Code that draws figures
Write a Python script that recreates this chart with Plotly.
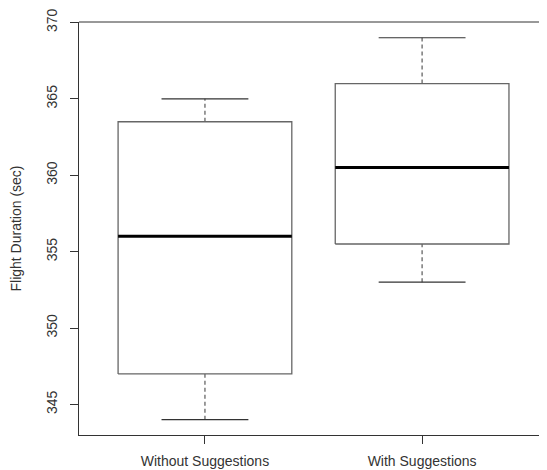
import plotly.graph_objects as go

categories = ["Without Suggestions", "With Suggestions"]
lower_whisker = [344, 353]
q1 = [347, 355.5]
median = [356, 360.5]
q3 = [363.5, 366]
upper_whisker = [365, 369]
y_ticks = [345, 350, 355, 360, 365, 370]

pos = [1, 2]
half_box = 0.4
half_cap = 0.2
box_col = "#666666"
axis_col = "#333333"

fig = go.Figure()
for i, p in enumerate(pos):
    fig.add_trace(go.Scatter(
        x=[p - half_box, p + half_box, p + half_box, p - half_box, p - half_box],
        y=[q1[i], q1[i], q3[i], q3[i], q1[i]],
        mode="lines", line=dict(color=box_col, width=1.3),
        hoverinfo="skip", showlegend=False))
    fig.add_trace(go.Scatter(
        x=[p, p, None, p, p],
        y=[lower_whisker[i], q1[i], None, q3[i], upper_whisker[i]],
        mode="lines", line=dict(color=box_col, width=1.3, dash="4px,3px"),
        hoverinfo="skip", showlegend=False))
    fig.add_trace(go.Scatter(
        x=[p - half_cap, p + half_cap, None, p - half_cap, p + half_cap],
        y=[lower_whisker[i], lower_whisker[i], None, upper_whisker[i], upper_whisker[i]],
        mode="lines", line=dict(color="#333333", width=1.2),
        hoverinfo="skip", showlegend=False))
    fig.add_trace(go.Scatter(
        x=[p - half_box, p + half_box],
        y=[median[i], median[i]],
        mode="lines", line=dict(color="black", width=3),
        hoverinfo="skip", showlegend=False))

font = dict(family="Liberation Sans, Arial, sans-serif", size=14, color="#333333")

fig.update_layout(
    width=547, height=470,
    margin=dict(l=71, r=0, t=12, b=43),
    paper_bgcolor="white", plot_bgcolor="white",
    font=font,
    xaxis=dict(
        range=[0.42, 2.612], tickvals=pos, ticktext=categories,
        showgrid=False, zeroline=False, showline=True, linecolor=axis_col, linewidth=1,
        ticks="outside", ticklen=8, tickcolor=axis_col, tickwidth=1,
        tickfont=font, ticklabelstandoff=5, ticklabeloverflow="allow",
    ),
    yaxis=dict(
        range=[343, 370.03], tickvals=y_ticks,
        showgrid=False, zeroline=False, showline=True, linecolor=axis_col, linewidth=1,
        ticks="outside", ticklen=8, tickcolor=axis_col, tickwidth=1,
        tickangle=-90, tickfont=font, ticklabelstandoff=7, ticklabeloverflow="allow",
        title=dict(text="Flight Duration (sec)", font=font, standoff=22),
    ),
    shapes=[dict(type="line", xref="paper", yref="paper", x0=0, x1=1, y0=1, y1=1,
                 line=dict(color=axis_col, width=1))],
)

fig.write_html("out.html")
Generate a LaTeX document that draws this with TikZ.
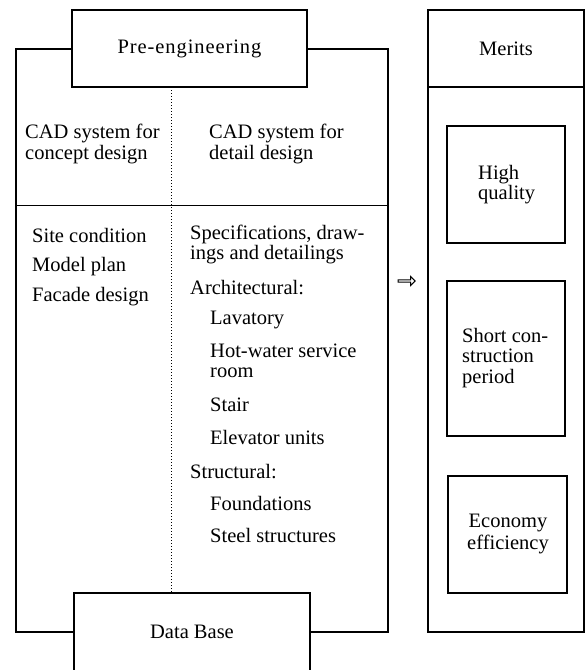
\documentclass[tikz,border=0pt]{standalone}
\usepackage{fontspec}
\setmainfont{Liberation Serif}
\usetikzlibrary{shapes.arrows}
\begin{document}
\begin{tikzpicture}[x=1pt,y=-1pt,
  frame/.style={line width=1.6pt},
  boxnode/.style={draw,line width=1.6pt,fill=white,rectangle,inner sep=0pt,font=\fontsize{20.5}{22}\selectfont},
  meritbox/.style={draw,line width=1.1pt,rectangle,inner sep=0pt},
  txt/.style={anchor=west,inner sep=0pt,align=left,font=\fontsize{20.5}{20.5}\selectfont},
  ctxt/.style={inner sep=0pt,align=center,font=\fontsize{20.5}{22}\selectfont}]
\useasboundingbox (0,0) rectangle (585,670);
% coordinates
\coordinate (frameBL) at (16,632);
\coordinate (frameBR) at (388,632);
\coordinate (hl) at (16,205);
\coordinate (hr) at (388,205);
\coordinate (dtop) at (171,87);
\coordinate (dbot) at (171,593);
% frame
\draw[frame] (72,49) -| (frameBL) -- (74,632);
\draw[frame] (307,49) -| (frameBR) -- (310,632);
\draw[line width=1pt] (hl) -- (hr);
\draw[line width=1pt,dash pattern=on 1pt off 2pt] (dtop) -- (dbot);
% top and bottom boxes
\node[boxnode,minimum width=235pt,minimum height=77pt] (pre) at (189.5,48.5) {\addfontfeature{LetterSpace=4.5}Pre-engineering};
\node[boxnode,minimum width=236pt,minimum height=78pt] (db) at (192,632) {Data Base};
% left column text
\node[txt] (cadc) at (25,144) {CAD system for\\concept design};
\node[txt] (cadd) at (209,144) {CAD system for\\detail design};
\node[txt] (site) at (32,235) {Site condition};
\node[txt] (model) at (32,267) {Model plan};
\node[txt] (facade) at (32,297) {Facade design};
\node[txt] (spec) at (190,244.5) {Specifications, draw-\\ings and detailings};
\node[txt] (arch) at (190,288) {Architectural:};
\node[txt] (lav) at (210,320) {Lavatory};
\node[txt] (hot) at (210,361) {Hot-water service\\room};
\node[txt] (stair) at (210,405) {Stair};
\node[txt] (elev) at (210,437) {Elevator units};
\node[txt] (struct) at (190,472) {Structural:};
\node[txt] (found) at (210,503) {Foundations};
\node[txt] (steel) at (210,535) {Steel structures};
% arrow
\node[single arrow,draw,line width=1pt,minimum height=17pt,minimum width=9pt,single arrow head extend=1.5pt,inner sep=0pt] (arr) at (406,281) {};
% merits
\node[boxnode,minimum width=156pt,minimum height=77pt] (merits) at (506,48.5) {Merits};
\node[draw,line width=1.6pt,rectangle,minimum width=156pt,minimum height=545pt,inner sep=0pt] (mlist) at (506,359.5) {};
\node[meritbox,minimum width=118pt,minimum height=117pt] (hq) at (506,184.5) {};
\node[txt] (hqt) at (478,184.5) {High\\quality};
\node[meritbox,minimum width=118pt,minimum height=155pt] (sc) at (506,358.5) {};
\node[txt] (sct) at (462,358) {Short con-\\struction\\period};
\node[meritbox,minimum width=119pt,minimum height=117pt] (ec) at (507.5,534.5) {};
\node[ctxt] (ect) at (508,533.5) {Economy\\efficiency};
\end{tikzpicture}
\end{document}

Problem details ::
Repeat all of the records verbatim, leaving out the pictures.

Worked solution ::
Write a Python script that recreates this chart with Plotly.
import plotly.graph_objects as go

categories = ["Without Suggestions", "With Suggestions"]
lower_whisker = [344, 353]
q1 = [347, 355.5]
median = [356, 360.5]
q3 = [363.5, 366]
upper_whisker = [365, 369]
y_ticks = [345, 350, 355, 360, 365, 370]

pos = [1, 2]
half_box = 0.4
half_cap = 0.2
box_col = "#666666"
axis_col = "#333333"

fig = go.Figure()
for i, p in enumerate(pos):
    fig.add_trace(go.Scatter(
        x=[p - half_box, p + half_box, p + half_box, p - half_box, p - half_box],
        y=[q1[i], q1[i], q3[i], q3[i], q1[i]],
        mode="lines", line=dict(color=box_col, width=1.3),
        hoverinfo="skip", showlegend=False))
    fig.add_trace(go.Scatter(
        x=[p, p, None, p, p],
        y=[lower_whisker[i], q1[i], None, q3[i], upper_whisker[i]],
        mode="lines", line=dict(color=box_col, width=1.3, dash="4px,3px"),
        hoverinfo="skip", showlegend=False))
    fig.add_trace(go.Scatter(
        x=[p - half_cap, p + half_cap, None, p - half_cap, p + half_cap],
        y=[lower_whisker[i], lower_whisker[i], None, upper_whisker[i], upper_whisker[i]],
        mode="lines", line=dict(color="#333333", width=1.2),
        hoverinfo="skip", showlegend=False))
    fig.add_trace(go.Scatter(
        x=[p - half_box, p + half_box],
        y=[median[i], median[i]],
        mode="lines", line=dict(color="black", width=3),
        hoverinfo="skip", showlegend=False))

font = dict(family="Liberation Sans, Arial, sans-serif", size=14, color="#333333")

fig.update_layout(
    width=547, height=470,
    margin=dict(l=71, r=0, t=12, b=43),
    paper_bgcolor="white", plot_bgcolor="white",
    font=font,
    xaxis=dict(
        range=[0.42, 2.612], tickvals=pos, ticktext=categories,
        showgrid=False, zeroline=False, showline=True, linecolor=axis_col, linewidth=1,
        ticks="outside", ticklen=8, tickcolor=axis_col, tickwidth=1,
        tickfont=font, ticklabelstandoff=5, ticklabeloverflow="allow",
    ),
    yaxis=dict(
        range=[343, 370.03], tickvals=y_ticks,
        showgrid=False, zeroline=False, showline=True, linecolor=axis_col, linewidth=1,
        ticks="outside", ticklen=8, tickcolor=axis_col, tickwidth=1,
        tickangle=-90, tickfont=font, ticklabelstandoff=7, ticklabeloverflow="allow",
        title=dict(text="Flight Duration (sec)", font=font, standoff=22),
    ),
    shapes=[dict(type="line", xref="paper", yref="paper", x0=0, x1=1, y0=1, y1=1,
                 line=dict(color=axis_col, width=1))],
)

fig.write_html("out.html")
Generate a LaTeX document that draws this with TikZ.
\documentclass[tikz,border=0pt]{standalone}
\usepackage{fontspec}
\setmainfont{Liberation Serif}
\usetikzlibrary{shapes.arrows}
\begin{document}
\begin{tikzpicture}[x=1pt,y=-1pt,
  frame/.style={line width=1.6pt},
  boxnode/.style={draw,line width=1.6pt,fill=white,rectangle,inner sep=0pt,font=\fontsize{20.5}{22}\selectfont},
  meritbox/.style={draw,line width=1.1pt,rectangle,inner sep=0pt},
  txt/.style={anchor=west,inner sep=0pt,align=left,font=\fontsize{20.5}{20.5}\selectfont},
  ctxt/.style={inner sep=0pt,align=center,font=\fontsize{20.5}{22}\selectfont}]
\useasboundingbox (0,0) rectangle (585,670);
% coordinates
\coordinate (frameBL) at (16,632);
\coordinate (frameBR) at (388,632);
\coordinate (hl) at (16,205);
\coordinate (hr) at (388,205);
\coordinate (dtop) at (171,87);
\coordinate (dbot) at (171,593);
% frame
\draw[frame] (72,49) -| (frameBL) -- (74,632);
\draw[frame] (307,49) -| (frameBR) -- (310,632);
\draw[line width=1pt] (hl) -- (hr);
\draw[line width=1pt,dash pattern=on 1pt off 2pt] (dtop) -- (dbot);
% top and bottom boxes
\node[boxnode,minimum width=235pt,minimum height=77pt] (pre) at (189.5,48.5) {\addfontfeature{LetterSpace=4.5}Pre-engineering};
\node[boxnode,minimum width=236pt,minimum height=78pt] (db) at (192,632) {Data Base};
% left column text
\node[txt] (cadc) at (25,144) {CAD system for\\concept design};
\node[txt] (cadd) at (209,144) {CAD system for\\detail design};
\node[txt] (site) at (32,235) {Site condition};
\node[txt] (model) at (32,267) {Model plan};
\node[txt] (facade) at (32,297) {Facade design};
\node[txt] (spec) at (190,244.5) {Specifications, draw-\\ings and detailings};
\node[txt] (arch) at (190,288) {Architectural:};
\node[txt] (lav) at (210,320) {Lavatory};
\node[txt] (hot) at (210,361) {Hot-water service\\room};
\node[txt] (stair) at (210,405) {Stair};
\node[txt] (elev) at (210,437) {Elevator units};
\node[txt] (struct) at (190,472) {Structural:};
\node[txt] (found) at (210,503) {Foundations};
\node[txt] (steel) at (210,535) {Steel structures};
% arrow
\node[single arrow,draw,line width=1pt,minimum height=17pt,minimum width=9pt,single arrow head extend=1.5pt,inner sep=0pt] (arr) at (406,281) {};
% merits
\node[boxnode,minimum width=156pt,minimum height=77pt] (merits) at (506,48.5) {Merits};
\node[draw,line width=1.6pt,rectangle,minimum width=156pt,minimum height=545pt,inner sep=0pt] (mlist) at (506,359.5) {};
\node[meritbox,minimum width=118pt,minimum height=117pt] (hq) at (506,184.5) {};
\node[txt] (hqt) at (478,184.5) {High\\quality};
\node[meritbox,minimum width=118pt,minimum height=155pt] (sc) at (506,358.5) {};
\node[txt] (sct) at (462,358) {Short con-\\struction\\period};
\node[meritbox,minimum width=119pt,minimum height=117pt] (ec) at (507.5,534.5) {};
\node[ctxt] (ect) at (508,533.5) {Economy\\efficiency};
\end{tikzpicture}
\end{document}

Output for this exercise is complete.